Columbus voters are favoring the 0.25 percent tax renewal for COTA services. Roughly 73 percent of voters came out in support of the levy with 27 percent voting against.
This will be the second time this tax is passed. Voters approved the levy originally in 2006, adding to the 0.25 percent permanent tax approved in 1999. Columbus Underground sat down with COTA CEO Curtis Stitt to learn how the money has been used and will continue to be used. Stitt said if they levy didn’t pass, Columbusites could expect longer wait times, fewer routes, and halted progress in planning for the million-person population surge expected by 2050.
Since it was voted for a decade ago they’ve added more routes and buses, bringing wait times down from over an hour to 15 minutes in some cases. They established partnerships with cities and townships to create the GREAT (Groveport Rickenbacker Employee Access Transit), which brings commuters directly to industrial and corporate parks, eliminating the need to walk a mile to get to work. Their foundational services increased by 80 percent since 2006, and in the past two years they’ve consistently transported 19 million passengers.
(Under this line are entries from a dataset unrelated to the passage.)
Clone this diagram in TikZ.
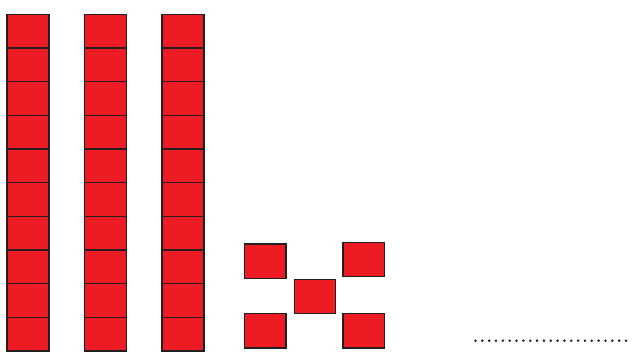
\documentclass[tikz,border=0pt]{standalone}
\definecolor{blockred}{HTML}{ED1C24}
\definecolor{blockedge}{HTML}{231F20}
\tikzset{
  unitsq/.style={draw=blockedge, fill=blockred, line width=1.3pt, inner sep=0pt,
    minimum width=42pt, minimum height=33.7pt},
  loosesq/.style={draw=blockedge, fill=blockred, line width=1.3pt, inner sep=0pt,
    minimum width=41.5pt, minimum height=34.5pt},
  dotline/.style={draw=blockedge, line width=2.8pt, line cap=round, dash pattern=on 0pt off 6.84pt}
}
\begin{document}
\begin{tikzpicture}[x=1pt,y=-1pt]
\useasboundingbox (0,0) rectangle (640,362);
\foreach \c/\xx in {1/28, 2/105.5, 3/183}{
  \foreach \r in {0,...,9}{
    \node[unitsq] (c\c r\r) at (\xx, {14.3+33.67*(\r+0.5)}) {};
  }
}
\node[loosesq] (tl) at (265.2,261.3) {};
\node[loosesq] (tr) at (363.7,259.5) {};
\node[loosesq] (mid) at (314.9,296.5) {};
\node[loosesq] (bl) at (265.2,330.8) {};
\node[loosesq] (br) at (363.7,330.8) {};
\coordinate (dotstart) at (475.5,340.7);
\coordinate (dotend) at (626.5,340.7);
\draw[dotline] (dotstart) -- (dotend);
\end{tikzpicture}
\end{document}
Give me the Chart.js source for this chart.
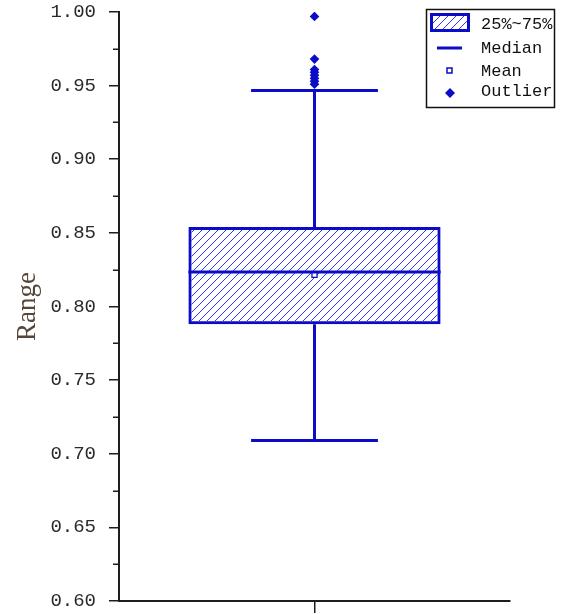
<!DOCTYPE html>
<html><head><meta charset="utf-8">
<script src="https://cdn.jsdelivr.net/npm/chart.js@4/dist/chart.umd.min.js"></script>
<style>html,body{margin:0;padding:0;background:#fff;overflow:hidden}#wrap{width:561px;height:614px}</style>
</head><body><div id="wrap"><canvas id="c" width="561" height="614"></canvas></div>
<script>
// ---- data ----
const categories = [''];
const lowerWhisker = [0.709];
const q1 = [0.788];
const median = [0.8235];
const mean = [0.8215];
const q3 = [0.854];
const upperWhisker = [0.9467];
const outliers = [0.997, 0.968, 0.961, 0.959, 0.957, 0.955, 0.953, 0.951];
const yTicks = [0.60, 0.65, 0.70, 0.75, 0.80, 0.85, 0.90, 0.95, 1.00];
const legendLabels = ['25%~75%', 'Median', 'Mean', 'Outlier'];
const yTitle = 'Range';

const BLUE = '#0c0cc6';
const AXIS = '#1e1e1e';
const MONO = '"Liberation Mono", "DejaVu Sans Mono", monospace';

const canvas = document.getElementById('c');
const ctx = canvas.getContext('2d');

function hatchPattern(color) {
  const c = document.createElement('canvas');
  c.width = 8; c.height = 8;
  const g = c.getContext('2d');
  g.strokeStyle = color; g.lineWidth = 1;
  g.beginPath();
  g.moveTo(0, 8); g.lineTo(8, 0);
  g.moveTo(-2, 2); g.lineTo(2, -2);
  g.moveTo(6, 10); g.lineTo(10, 6);
  g.stroke();
  return ctx.createPattern(c, 'repeat');
}
const HATCH = hatchPattern('#3434f4');

const boxDecor = {
  id: 'boxDecor',
  afterDatasetsDraw(chart) {
    const c = chart.ctx;
    const ys = chart.scales.y;
    const meta = chart.getDatasetMeta(0);
    meta.data.forEach((bar, i) => {
      const x = bar.x, w = bar.width, cap = w * 0.2515;
      c.save();
      c.strokeStyle = BLUE; c.lineWidth = 3; c.lineCap = 'butt';
      c.beginPath();
      const ym = ys.getPixelForValue(median[i]);
      c.moveTo(x - w / 2, ym); c.lineTo(x + w / 2, ym);
      c.moveTo(x, ys.getPixelForValue(q3[i])); c.lineTo(x, ys.getPixelForValue(upperWhisker[i]));
      c.moveTo(x, ys.getPixelForValue(q1[i])); c.lineTo(x, ys.getPixelForValue(lowerWhisker[i]));
      const yu = ys.getPixelForValue(upperWhisker[i]);
      const yl = ys.getPixelForValue(lowerWhisker[i]);
      c.moveTo(x - cap, yu); c.lineTo(x + cap, yu);
      c.moveTo(x - cap, yl); c.lineTo(x + cap, yl);
      c.stroke();
      c.restore();
    });
    // minor ticks on y axis
    const left = chart.chartArea.left;
    c.save();
    c.strokeStyle = AXIS; c.lineWidth = 1.5;
    c.beginPath();
    for (let k = 0; k < yTicks.length - 1; k++) {
      const v = (yTicks[k] + yTicks[k + 1]) / 2;
      const py = Math.round(ys.getPixelForValue(v)) + 0.25;
      c.moveTo(left - 6, py); c.lineTo(left, py);
    }
    c.stroke();
    c.restore();
  },
  afterDraw(chart) {
    const c = chart.ctx;
    c.save();
    // legend frame
    c.strokeStyle = '#111'; c.lineWidth = 1.5;
    c.strokeRect(426.5, 9.5, 128, 98);
    // swatch
    c.fillStyle = '#fff'; c.fillRect(430, 13, 40, 19);
    c.fillStyle = HATCH; c.fillRect(430, 13, 40, 19);
    c.strokeStyle = BLUE; c.lineWidth = 3;
    c.strokeRect(431.5, 14.5, 37, 16);
    // median line
    c.beginPath(); c.moveTo(437, 48); c.lineTo(462, 48); c.stroke();
    // mean square
    c.lineWidth = 1.5;
    c.strokeRect(447, 68, 5, 5);
    // outlier diamond
    c.fillStyle = BLUE;
    c.beginPath();
    c.moveTo(450, 88); c.lineTo(455, 93); c.lineTo(450, 98); c.lineTo(445, 93); c.closePath();
    c.fill();
    // texts
    c.fillStyle = '#111';
    c.font = '17px ' + MONO;
    c.textBaseline = 'middle'; c.textAlign = 'left';
    const rows = [24, 48.5, 71, 91.5];
    legendLabels.forEach((t, i) => c.fillText(t, 481, rows[i]));
    c.restore();
  }
};

new Chart(canvas, {
  type: 'bar',
  data: {
    labels: categories,
    datasets: [
      {
        label: legendLabels[0],
        data: categories.map((_, i) => [q1[i], q3[i]]),
        backgroundColor: HATCH,
        borderColor: BLUE,
        borderWidth: 3,
        borderSkipped: false,
        categoryPercentage: 1,
        barPercentage: 0.645,
        order: 3
      },
      {
        type: 'line',
        label: legendLabels[2],
        data: categories.map((c, i) => ({ x: c, y: mean[i] })),
        showLine: false,
        pointStyle: 'rect',
        pointRadius: 3.6,
        pointBorderWidth: 1.3,
        pointBorderColor: BLUE,
        pointBackgroundColor: '#fff',
        order: 1
      },
      {
        type: 'line',
        label: legendLabels[3],
        data: outliers.map(v => ({ x: categories[0], y: v })),
        showLine: false,
        pointStyle: 'rectRot',
        pointRadius: 4.8,
        pointBorderWidth: 0,
        pointBackgroundColor: BLUE,
        order: 2
      }
    ]
  },
  options: {
    responsive: false,
    devicePixelRatio: 1,
    animation: false,
    events: [],
    layout: { padding: { top: 12, right: 51, left: 0, bottom: 0 } },
    plugins: { legend: { display: false }, tooltip: { enabled: false } },
    scales: {
      x: {
        offset: true,
        grid: { display: true, offset: false, drawOnChartArea: false, drawTicks: true, tickLength: 12, color: AXIS, lineWidth: 1.5 },
        border: { display: true, color: AXIS, width: 2 },
        ticks: { display: false },
        afterFit(s) { s.height = 13; s.paddingLeft = 0; s.paddingRight = 0; }
      },
      y: {
        min: 0.6, max: 1.0,
        afterBuildTicks(s) { s.ticks = yTicks.map(v => ({ value: v })); },
        grid: { display: true, drawOnChartArea: false, drawTicks: true, tickLength: 10, color: AXIS, lineWidth: 1.5 },
        border: { display: true, color: AXIS, width: 2 },
        ticks: {
          padding: 13,
          color: '#2a2a2a',
          font: { family: MONO, size: 19 },
          callback: v => Number(v).toFixed(2)
        },
        title: {
          display: true, text: yTitle, color: '#54463a',
          font: { family: '"Liberation Serif", "DejaVu Serif", serif', size: 27 },
          padding: { top: 12, bottom: 0 }
        },
        afterFit(s) { s.width = 119; s.paddingTop = 0; s.paddingBottom = 0; }
      }
    }
  },
  plugins: [boxDecor]
});
</script>
</body></html>
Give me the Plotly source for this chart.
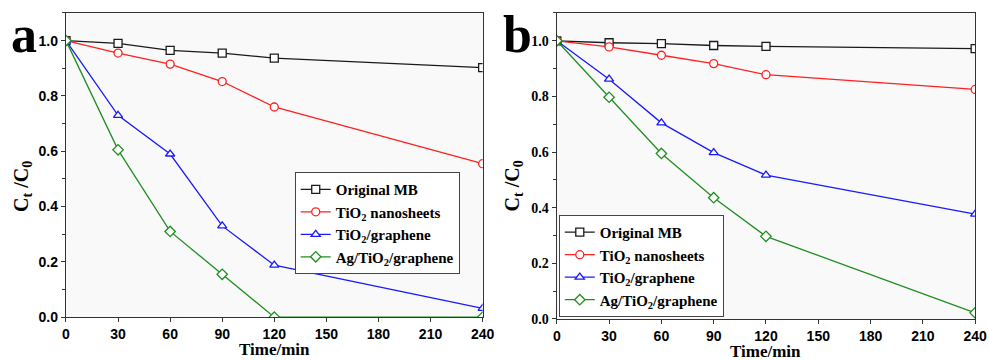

Stitt promised further improvements after the levy passes, including further distancing from the inconvenient hub-and-spoke transportation model by adding transfer points outside of downtown. The CMAX rapid transit, technological advances to get buses through stoplights, and a complete compressed natural gas-fueled fleet are some of the plans in the works, said Stitt. COTA plans on getting even more tech-savvy as well; the transit app will refresh more often and the fare payment system will include a “smart card.” COTA users will also be able to utilize an access barcode on their smart phones rather than having to remember to carry ones in their pockets. More plans, specifically those involving the projected population increase, will be laid out in the next year.